For most of the quote-unquote winter, I had to push myself to get out into the garden. Old habits of hibernation die hard, and the prospect of weeding around Christmastime or the Super Bowl held no appeal whatsoever. But that was O.K., because during those short days things grew at a snail’s pace. (Everything, that is, except the snails themselves, who crisscrossed the garden on their slime tracks with impunity until I threw down some diatomaceous earth.) In March, as the rains subsided and the days got longer, life in the garden quickened considerably. We began harvesting an impressive amount of food (for March anyway), including some gorgeous heads of butter lettuce, nice bunches of red chard and rocket and a couple of tasty heads of broccoli.
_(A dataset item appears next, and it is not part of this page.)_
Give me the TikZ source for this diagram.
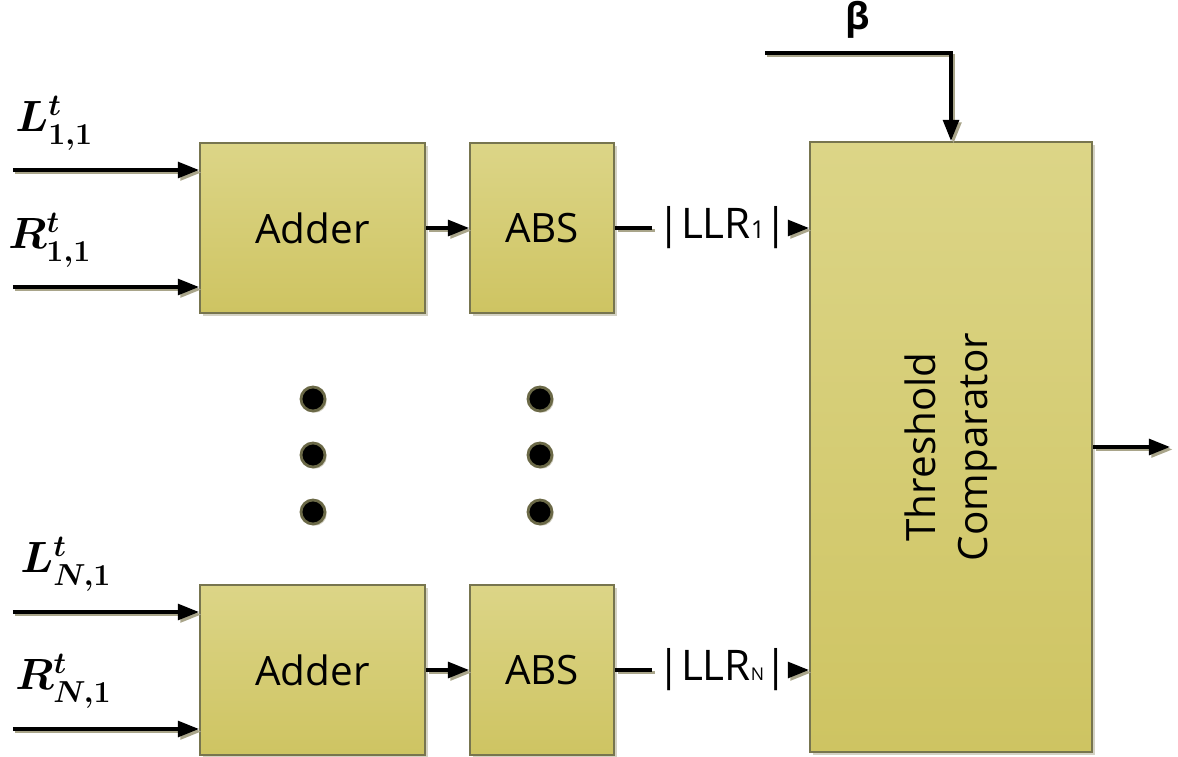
\documentclass[tikz,border=0pt]{standalone}
\usepackage{amsmath}
\usepackage{fontspec}
\setmainfont{Open Sans}
\usetikzlibrary{arrows.meta,shapes,shadows,positioning}
\definecolor{boxtop}{HTML}{DCD587}
\definecolor{boxbot}{HTML}{CEC462}
\definecolor{boxline}{HTML}{77754F}
\definecolor{shadowgray}{HTML}{A9A58A}
\tikzstyle{wire} = [line width=1.9pt, black, -{Triangle[length=12pt,width=9pt]},%
	preaction = {draw, shadowgray, line width=1.9pt, transform canvas={shift={(1.4pt,-1.4pt)}}}]
\tikzstyle{stub} = [line width=1.9pt, black,%
	preaction = {draw, shadowgray, line width=1.9pt, transform canvas={shift={(1.4pt,-1.4pt)}}}]

\begin{document}
\begin{tikzpicture}[node distance=0.86cm,font=\fontsize{23}{30}\selectfont]
    \tikzstyle{block}=[rectangle,draw=boxline,line width=1.2pt,top color=boxtop,bottom color=boxbot,
      minimum height=3.4cm,drop shadow={shadow xshift=1.5pt,shadow yshift=-1.5pt,fill=shadowgray}]
    \tikzstyle{dot}=[circle,draw=boxline!90!black,line width=1.6pt,fill=black,minimum size=0.48cm,inner sep=0pt,
      drop shadow={shadow xshift=1pt,shadow yshift=-1pt,fill=shadowgray}]
    \tikzstyle{insig}=[inner sep=0pt,font=\fontsize{25}{28}\selectfont]
    \tikzstyle{llr}=[inner xsep=3pt,inner ysep=3pt,font=\fontsize{24}{28}\selectfont]
    \useasboundingbox (0,0) rectangle (23.56,15.12);

    % upper branch
    \node[block,minimum width=4.5cm] (add1) at (6.25,10.56) {Adder};
    \node[block,minimum width=2.88cm,right=of add1] (abs1) {ABS};
    % lower branch
    \node[block,minimum width=4.5cm] (addN) at (6.25,1.72) {Adder};
    \node[block,minimum width=2.88cm,right=of addN] (absN) {ABS};
    % comparator
    \node[block,minimum width=5.64cm,minimum height=12.2cm] (comp) at (19.02,6.18)
      {\rotatebox{90}{\begin{tabular}{c}Threshold\\Comparator\end{tabular}}};

    % inputs
    \coordinate (l1in) at (0.26,11.72);
    \coordinate (r1in) at (0.26,9.38);
    \coordinate (lNin) at (0.26,2.88);
    \coordinate (rNin) at (0.26,0.54);
    \draw[wire] (l1in) -- (l1in -| add1.west);
    \draw[wire] (r1in) -- (r1in -| add1.west);
    \draw[wire] (lNin) -- (lNin -| addN.west);
    \draw[wire] (rNin) -- (rNin -| addN.west);
    \node[insig,anchor=south west] (l1lab) at (0.3,12.1) {$\boldsymbol{L^{t}_{1,1}}$};
    \node[insig,anchor=south west] (r1lab) at (0.16,9.76) {$\boldsymbol{R^{t}_{1,1}}$};
    \node[insig,anchor=south west] (lNlab) at (0.4,3.28) {$\boldsymbol{L^{t}_{N,1}}$};
    \node[insig,anchor=south west] (rNlab) at (0.3,0.94) {$\boldsymbol{R^{t}_{N,1}}$};

    % adder to abs to comparator
    \draw[wire] (add1) -- (abs1);
    \draw[wire] (addN) -- (absN);
    \node[llr,right=0.74cm of abs1] (llr1) {|LLR{\fontsize{14}{14}\selectfont 1}|};
    \node[llr,right=0.74cm of absN] (llrN) {|LLR{\fontsize{10}{10}\selectfont N}|};
    \draw[stub] (abs1) -- (llr1);
    \draw[stub] (absN) -- (llrN);
    \draw[wire] (llr1) -- (llr1 -| comp.west);
    \draw[wire] (llrN) -- (llrN -| comp.west);

    % threshold input and output
    \coordinate (bin) at (15.3,14.06);
    \draw[wire] (bin) -| node[pos=0.25,above=4pt,font=\fontsize{21}{24}\selectfont\bfseries] (beta) {β} (comp.north);
    \coordinate (out) at (23.4,6.18);
    \draw[wire] (comp.east) -- (out);

    % dots between the branches
    \foreach \y/\n in {7.14/a,6.02/b,4.88/c} {
      \node[dot] (dadd\n) at (6.26,\y) {};
      \node[dot] (dabs\n) at (10.8,\y) {};
    }
\end{tikzpicture}
\end{document}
My kumquat is about to bear its first little fruit, and the Meyer lemon is covered in richly scented blossoms. Now, by local standards none of this qualifies as a horticultural achievement; indeed, you probably couldn’t stop these things from growing if you tried. Even so, I’m feeling kind of impressed with myself.
But what I’m most impressed with is my artichoke, a plant I tried to grow in Connecticut with no success. Artichokes won’t flower until they’ve been through a winter; the problem is, they can’t withstand a Zone 5 winter. Supposedly you can trick them into thinking they’ve experienced a winter by planting them early in the spring and protecting them from hard frost, but I never managed to fool one in Connecticut.
Here in California, I didn’t have to try. Straight through the quote-unquote winter, my artichoke grew and grew, tossing off one toothy glaucous leaf after another, the leaves getting steadily larger and more leathery until the plant was the biggest, most riveting presence in the garden, a shrubby thistle that, if you squinted, resembled a great shaggy dog. And then a few weeks ago it threw its first flower: an arm like a monster stalk of celery thrust straight up into the air, culminating in a clenched green fist. There was nothing reactionary about this immigrant’s garden now. No longer a memorial to some zone a world away, the garden looked as if it belonged here, and maybe (just maybe), so did I.